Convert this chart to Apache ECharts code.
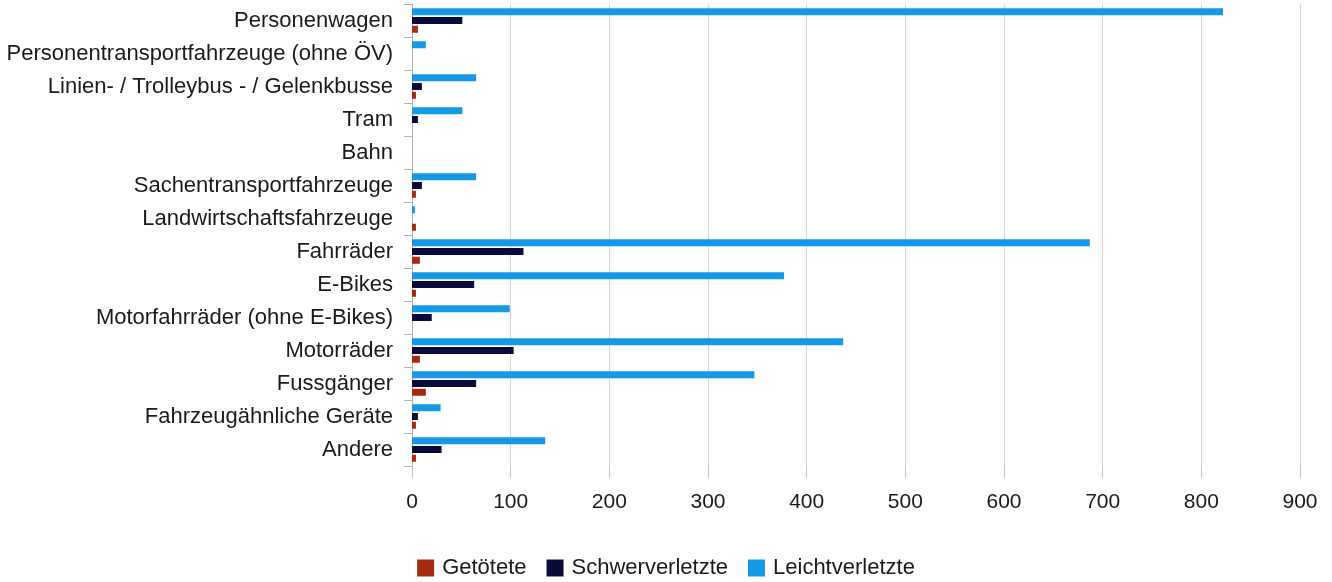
<!DOCTYPE html>
<html>
<head>
<meta charset="utf-8">
<script src="https://cdn.jsdelivr.net/npm/echarts@6/dist/echarts.min.js"></script>
<style>
html,body{margin:0;padding:0;background:#fff;}
#chart{width:1332px;height:582px;}
</style>
</head>
<body>
<div id="chart"></div>
<script>
var categories = [
  'Personenwagen',
  'Personentransportfahrzeuge (ohne ÖV)',
  'Linien- / Trolleybus - / Gelenkbusse',
  'Tram',
  'Bahn',
  'Sachentransportfahrzeuge',
  'Landwirtschaftsfahrzeuge',
  'Fahrräder',
  'E-Bikes',
  'Motorfahrräder (ohne E-Bikes)',
  'Motorräder',
  'Fussgänger',
  'Fahrzeugähnliche Geräte',
  'Andere'
];
var getoetete       = [6, 0, 4, 0, 0, 4, 4, 8, 4, 0, 8, 14, 4, 4];
var schwerverletzte = [51, 0, 10, 6, 0, 10, 0, 113, 63, 20, 103, 65, 6, 30];
var leichtverletzte = [822, 14, 65, 51, 0, 65, 3, 687, 377, 99, 437, 347, 29, 135];
var seriesNames = ['Getötete', 'Schwerverletzte', 'Leichtverletzte'];
var xTicks = [0, 100, 200, 300, 400, 500, 600, 700, 800, 900];

var colors = ['#A52A10', '#0B0B3B', '#1599E6'];
var font = 'Liberation Sans, Arial, sans-serif';

var chart = echarts.init(document.getElementById('chart'), null, {renderer: 'canvas'});
var data = [getoetete, schwerverletzte, leichtverletzte];
var series = [2, 1, 0].map(function (i) {
  return {
    name: seriesNames[i],
    type: 'bar',
    data: data[i],
    barWidth: 7,
    barGap: '25%',
    itemStyle: {color: colors[i]}
  };
});

chart.setOption({
  animation: false,
  color: colors,
  grid: {left: 412, right: 32, top: 4, bottom: 116, containLabel: false},
  legend: {
    data: seriesNames,
    bottom: -2,
    left: 'center',
    itemWidth: 17,
    itemHeight: 17,
    itemGap: 20,
    icon: 'rect',
    textStyle: {fontFamily: font, fontSize: 22, color: '#1a1a1a', padding: [0, 0, 0, 3]}
  },
  xAxis: {
    type: 'value',
    min: xTicks[0],
    max: xTicks[xTicks.length - 1],
    interval: 100,
    axisLine: {show: false},
    axisTick: {show: true, length: 12, lineStyle: {color: '#c4c4c4', width: 1}},
    splitLine: {show: true, lineStyle: {color: '#d6d6d6', width: 1}},
    axisLabel: {fontFamily: font, fontSize: 21, color: '#1a1a1a', margin: 26}
  },
  yAxis: {
    type: 'category',
    inverse: true,
    data: categories,
    axisLine: {show: true, lineStyle: {color: '#b3b3b3', width: 1}},
    axisTick: {show: true, length: 8, lineStyle: {color: '#b3b3b3'}},
    axisLabel: {fontFamily: font, fontSize: 22, color: '#1a1a1a', margin: 19}
  },
  series: series
});
</script>
</body>
</html>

^^^^^^^^

Omit any images, then output the listing exactly.

Convert this chart to Apache ECharts code.
<!DOCTYPE html>
<html>
<head>
<meta charset="utf-8">
<script src="https://cdn.jsdelivr.net/npm/echarts@6/dist/echarts.min.js"></script>
<style>
html,body{margin:0;padding:0;background:#fff;}
#chart{width:1332px;height:582px;}
</style>
</head>
<body>
<div id="chart"></div>
<script>
var categories = [
  'Personenwagen',
  'Personentransportfahrzeuge (ohne ÖV)',
  'Linien- / Trolleybus - / Gelenkbusse',
  'Tram',
  'Bahn',
  'Sachentransportfahrzeuge',
  'Landwirtschaftsfahrzeuge',
  'Fahrräder',
  'E-Bikes',
  'Motorfahrräder (ohne E-Bikes)',
  'Motorräder',
  'Fussgänger',
  'Fahrzeugähnliche Geräte',
  'Andere'
];
var getoetete       = [6, 0, 4, 0, 0, 4, 4, 8, 4, 0, 8, 14, 4, 4];
var schwerverletzte = [51, 0, 10, 6, 0, 10, 0, 113, 63, 20, 103, 65, 6, 30];
var leichtverletzte = [822, 14, 65, 51, 0, 65, 3, 687, 377, 99, 437, 347, 29, 135];
var seriesNames = ['Getötete', 'Schwerverletzte', 'Leichtverletzte'];
var xTicks = [0, 100, 200, 300, 400, 500, 600, 700, 800, 900];

var colors = ['#A52A10', '#0B0B3B', '#1599E6'];
var font = 'Liberation Sans, Arial, sans-serif';

var chart = echarts.init(document.getElementById('chart'), null, {renderer: 'canvas'});
var data = [getoetete, schwerverletzte, leichtverletzte];
var series = [2, 1, 0].map(function (i) {
  return {
    name: seriesNames[i],
    type: 'bar',
    data: data[i],
    barWidth: 7,
    barGap: '25%',
    itemStyle: {color: colors[i]}
  };
});

chart.setOption({
  animation: false,
  color: colors,
  grid: {left: 412, right: 32, top: 4, bottom: 116, containLabel: false},
  legend: {
    data: seriesNames,
    bottom: -2,
    left: 'center',
    itemWidth: 17,
    itemHeight: 17,
    itemGap: 20,
    icon: 'rect',
    textStyle: {fontFamily: font, fontSize: 22, color: '#1a1a1a', padding: [0, 0, 0, 3]}
  },
  xAxis: {
    type: 'value',
    min: xTicks[0],
    max: xTicks[xTicks.length - 1],
    interval: 100,
    axisLine: {show: false},
    axisTick: {show: true, length: 12, lineStyle: {color: '#c4c4c4', width: 1}},
    splitLine: {show: true, lineStyle: {color: '#d6d6d6', width: 1}},
    axisLabel: {fontFamily: font, fontSize: 21, color: '#1a1a1a', margin: 26}
  },
  yAxis: {
    type: 'category',
    inverse: true,
    data: categories,
    axisLine: {show: true, lineStyle: {color: '#b3b3b3', width: 1}},
    axisTick: {show: true, length: 8, lineStyle: {color: '#b3b3b3'}},
    axisLabel: {fontFamily: font, fontSize: 22, color: '#1a1a1a', margin: 19}
  },
  series: series
});
</script>
</body>
</html>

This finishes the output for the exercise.